## [Exercise aim]
Write out again, unaltered, the lines from the start through the line containing "import plotly.graph_objects as go".

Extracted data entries
______________________________

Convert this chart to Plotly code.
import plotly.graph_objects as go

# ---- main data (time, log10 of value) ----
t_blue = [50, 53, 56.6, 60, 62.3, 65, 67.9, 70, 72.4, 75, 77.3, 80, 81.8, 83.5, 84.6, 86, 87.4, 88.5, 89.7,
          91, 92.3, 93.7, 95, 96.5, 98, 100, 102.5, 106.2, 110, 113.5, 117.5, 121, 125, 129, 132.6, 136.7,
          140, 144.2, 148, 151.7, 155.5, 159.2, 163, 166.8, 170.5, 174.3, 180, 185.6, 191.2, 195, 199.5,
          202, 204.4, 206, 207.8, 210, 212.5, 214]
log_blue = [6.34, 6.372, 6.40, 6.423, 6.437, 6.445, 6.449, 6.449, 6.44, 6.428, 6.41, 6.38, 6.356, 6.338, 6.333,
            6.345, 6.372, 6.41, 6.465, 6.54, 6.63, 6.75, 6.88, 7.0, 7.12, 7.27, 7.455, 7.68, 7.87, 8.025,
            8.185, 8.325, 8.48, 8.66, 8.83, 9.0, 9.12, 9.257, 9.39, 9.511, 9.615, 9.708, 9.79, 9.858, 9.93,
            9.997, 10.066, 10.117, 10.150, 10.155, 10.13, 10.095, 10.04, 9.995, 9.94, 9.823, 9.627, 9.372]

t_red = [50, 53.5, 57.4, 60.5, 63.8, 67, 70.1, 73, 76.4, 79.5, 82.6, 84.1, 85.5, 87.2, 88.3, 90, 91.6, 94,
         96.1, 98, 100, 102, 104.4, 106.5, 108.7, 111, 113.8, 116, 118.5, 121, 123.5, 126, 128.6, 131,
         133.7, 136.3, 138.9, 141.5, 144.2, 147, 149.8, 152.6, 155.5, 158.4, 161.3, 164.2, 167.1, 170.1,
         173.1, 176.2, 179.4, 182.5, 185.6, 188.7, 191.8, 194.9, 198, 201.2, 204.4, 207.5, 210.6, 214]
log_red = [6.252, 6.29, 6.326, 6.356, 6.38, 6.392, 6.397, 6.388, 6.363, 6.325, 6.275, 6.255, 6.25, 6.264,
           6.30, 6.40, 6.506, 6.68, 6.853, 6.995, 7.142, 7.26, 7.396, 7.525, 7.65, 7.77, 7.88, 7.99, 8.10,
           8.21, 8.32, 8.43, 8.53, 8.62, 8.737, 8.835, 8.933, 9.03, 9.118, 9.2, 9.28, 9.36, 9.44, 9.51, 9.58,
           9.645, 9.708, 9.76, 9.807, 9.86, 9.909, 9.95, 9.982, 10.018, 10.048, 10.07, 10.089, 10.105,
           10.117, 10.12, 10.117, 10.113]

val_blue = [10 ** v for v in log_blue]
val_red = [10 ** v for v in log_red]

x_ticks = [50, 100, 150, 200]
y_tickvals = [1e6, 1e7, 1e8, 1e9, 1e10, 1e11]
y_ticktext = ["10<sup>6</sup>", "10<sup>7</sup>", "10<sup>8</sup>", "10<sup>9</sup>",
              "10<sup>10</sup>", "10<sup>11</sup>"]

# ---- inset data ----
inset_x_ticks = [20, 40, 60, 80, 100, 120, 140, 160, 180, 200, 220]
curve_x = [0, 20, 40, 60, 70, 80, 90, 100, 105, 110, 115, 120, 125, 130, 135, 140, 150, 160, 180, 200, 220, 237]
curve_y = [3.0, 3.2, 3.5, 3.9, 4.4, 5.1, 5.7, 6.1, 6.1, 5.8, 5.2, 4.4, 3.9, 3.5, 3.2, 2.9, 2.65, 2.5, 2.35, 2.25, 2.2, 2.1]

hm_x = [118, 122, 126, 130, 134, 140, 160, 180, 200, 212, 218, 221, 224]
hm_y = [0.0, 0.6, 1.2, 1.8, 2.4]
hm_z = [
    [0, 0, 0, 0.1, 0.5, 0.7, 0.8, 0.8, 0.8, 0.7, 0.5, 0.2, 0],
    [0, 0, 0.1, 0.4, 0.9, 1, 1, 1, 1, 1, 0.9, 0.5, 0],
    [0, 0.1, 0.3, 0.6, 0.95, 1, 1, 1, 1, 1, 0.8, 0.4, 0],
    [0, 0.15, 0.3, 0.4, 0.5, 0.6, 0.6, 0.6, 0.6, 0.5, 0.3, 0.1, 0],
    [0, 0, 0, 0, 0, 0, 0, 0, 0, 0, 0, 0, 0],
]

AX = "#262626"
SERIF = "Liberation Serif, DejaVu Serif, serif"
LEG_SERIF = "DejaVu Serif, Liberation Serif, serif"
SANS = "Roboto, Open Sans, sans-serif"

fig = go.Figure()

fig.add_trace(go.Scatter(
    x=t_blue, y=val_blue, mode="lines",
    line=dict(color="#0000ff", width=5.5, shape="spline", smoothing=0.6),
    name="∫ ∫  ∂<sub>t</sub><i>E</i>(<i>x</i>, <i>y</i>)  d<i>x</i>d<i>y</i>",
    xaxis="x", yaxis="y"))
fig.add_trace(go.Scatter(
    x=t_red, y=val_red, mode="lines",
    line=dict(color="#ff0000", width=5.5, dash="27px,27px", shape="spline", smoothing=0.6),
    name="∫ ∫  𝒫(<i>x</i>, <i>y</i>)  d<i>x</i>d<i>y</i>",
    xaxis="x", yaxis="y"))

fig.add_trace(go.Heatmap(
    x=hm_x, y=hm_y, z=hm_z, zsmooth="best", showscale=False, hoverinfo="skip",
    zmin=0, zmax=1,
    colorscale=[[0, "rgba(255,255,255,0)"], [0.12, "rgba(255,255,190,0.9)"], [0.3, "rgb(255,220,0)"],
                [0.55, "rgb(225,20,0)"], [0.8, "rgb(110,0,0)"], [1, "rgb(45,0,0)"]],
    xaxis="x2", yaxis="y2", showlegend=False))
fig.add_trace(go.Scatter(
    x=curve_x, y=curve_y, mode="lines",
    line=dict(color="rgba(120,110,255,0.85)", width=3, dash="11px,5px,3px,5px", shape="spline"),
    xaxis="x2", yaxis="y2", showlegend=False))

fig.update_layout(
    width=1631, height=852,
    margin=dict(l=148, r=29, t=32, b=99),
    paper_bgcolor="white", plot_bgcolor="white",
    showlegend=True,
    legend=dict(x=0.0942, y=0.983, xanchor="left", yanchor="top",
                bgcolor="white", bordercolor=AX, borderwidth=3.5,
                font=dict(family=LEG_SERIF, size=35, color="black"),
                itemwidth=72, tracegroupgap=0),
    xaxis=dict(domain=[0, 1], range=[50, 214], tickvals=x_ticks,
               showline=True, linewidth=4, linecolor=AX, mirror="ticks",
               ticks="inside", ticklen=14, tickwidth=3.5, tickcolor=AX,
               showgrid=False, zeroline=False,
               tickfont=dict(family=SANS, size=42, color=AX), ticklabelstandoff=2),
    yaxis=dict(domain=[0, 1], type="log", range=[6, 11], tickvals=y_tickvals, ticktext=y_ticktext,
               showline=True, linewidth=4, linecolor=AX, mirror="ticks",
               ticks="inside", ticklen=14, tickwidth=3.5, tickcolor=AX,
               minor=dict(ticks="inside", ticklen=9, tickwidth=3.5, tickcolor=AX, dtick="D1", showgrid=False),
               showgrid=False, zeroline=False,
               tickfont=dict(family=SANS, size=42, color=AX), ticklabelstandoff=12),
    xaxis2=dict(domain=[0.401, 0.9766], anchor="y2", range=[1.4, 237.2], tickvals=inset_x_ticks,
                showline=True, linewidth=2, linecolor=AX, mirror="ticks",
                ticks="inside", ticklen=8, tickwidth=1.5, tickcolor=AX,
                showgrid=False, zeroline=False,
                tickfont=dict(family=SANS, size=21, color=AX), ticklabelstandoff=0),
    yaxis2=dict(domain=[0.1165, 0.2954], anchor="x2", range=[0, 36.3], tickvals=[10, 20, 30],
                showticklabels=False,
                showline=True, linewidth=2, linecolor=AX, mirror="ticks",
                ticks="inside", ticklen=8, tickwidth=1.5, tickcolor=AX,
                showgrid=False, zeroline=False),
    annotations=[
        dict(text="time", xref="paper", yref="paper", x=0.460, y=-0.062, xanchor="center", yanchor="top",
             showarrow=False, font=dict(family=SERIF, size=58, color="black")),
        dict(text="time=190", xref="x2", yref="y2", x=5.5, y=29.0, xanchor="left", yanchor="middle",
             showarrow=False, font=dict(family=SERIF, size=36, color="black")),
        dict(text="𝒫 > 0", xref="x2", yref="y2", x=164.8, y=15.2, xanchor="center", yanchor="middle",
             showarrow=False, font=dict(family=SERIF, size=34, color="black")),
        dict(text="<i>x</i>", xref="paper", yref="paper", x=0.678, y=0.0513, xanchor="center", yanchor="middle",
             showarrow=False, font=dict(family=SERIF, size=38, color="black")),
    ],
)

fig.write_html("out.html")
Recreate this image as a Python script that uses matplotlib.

______________________________

## [Answer to this problem]
Convert this chart to Plotly code.
import plotly.graph_objects as go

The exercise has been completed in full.